On Jan. 30 in the Smith Memorial Ballroom at Portland State, the Harold Schnitzer Family Program in Judaic Studies held the 15th annual Solomon Memorial Lecture. The guest lecturer this year was Eddy Portnoy, senior researcher and director of exhibitions at the YIVO Institute of Jewish Research. Portnoy has several published works, but his most recent endeavor is his book Bad Rabbi: And Other Strange but True Stories from the Yiddish Press.
Portnoy began his graduate research at Columbia University, where he found copies of an old publication from the 1920s called The Yiddish Press. It was there that he discovered how many stories went untold in Jewish popular culture. Portnoy realized that many traditional Jewish narratives are based on a very repetitive story of Jewish immigrants coming to America, starting their businesses from nothing and eventually making their way to a successful and assimilated American life. According to Portnoy, there were no stories representative of “stupid jews,” meaning there were only stories of objective success, a hard and somewhat unattainable idea.
What was found by Portnoy in The Yiddish Press, however, was a multitude of stories that deviated from traditional Jewish narratives. The title “Bad Rabbi” is actually a chapter in Portnoy’s book about a Hasidic rabbi who comes to America and marries a woman for money, despite already being married, then having to go through a very long and begrudging trial to try to not end up in prison. Other stories in the book include a Jewish drag queen, a wrestler, several murderers and a tattoo artist.
The intent of publishing all of these stories in Portnoy’s book was to try to represent instances of Jewish cultural diversity. Portnoy said, “a lot of Jewish-American historiography within the last century is full of Jewish immigrant success stories.” Portnoy’s book highlights what he calls “Jewish immigrant failures” where a long series of trial and errors is brought to the forefront of each story.

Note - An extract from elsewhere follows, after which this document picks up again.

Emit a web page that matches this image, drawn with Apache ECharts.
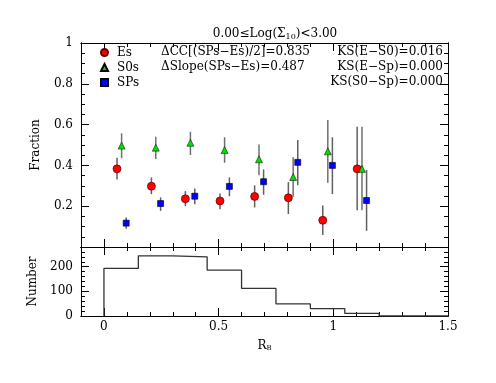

Portnoy brings up a very valid point—that becoming a success story is a very constraining pressure that is put onto many immigrants, not just Jewish immigrants. It is a pressure that can cause a single homogenous story, one that not everyone can identify with. The pressure to be considered a “success” or “successful” can also create cultural stereotypes, and not accurately represent a culture and the people who identify with that specific culture. What Portnoy’s book shows the public is that it is okay to create your own narratives in a culture that you identify with. Nobody is perfect, and that’s not a bad thing.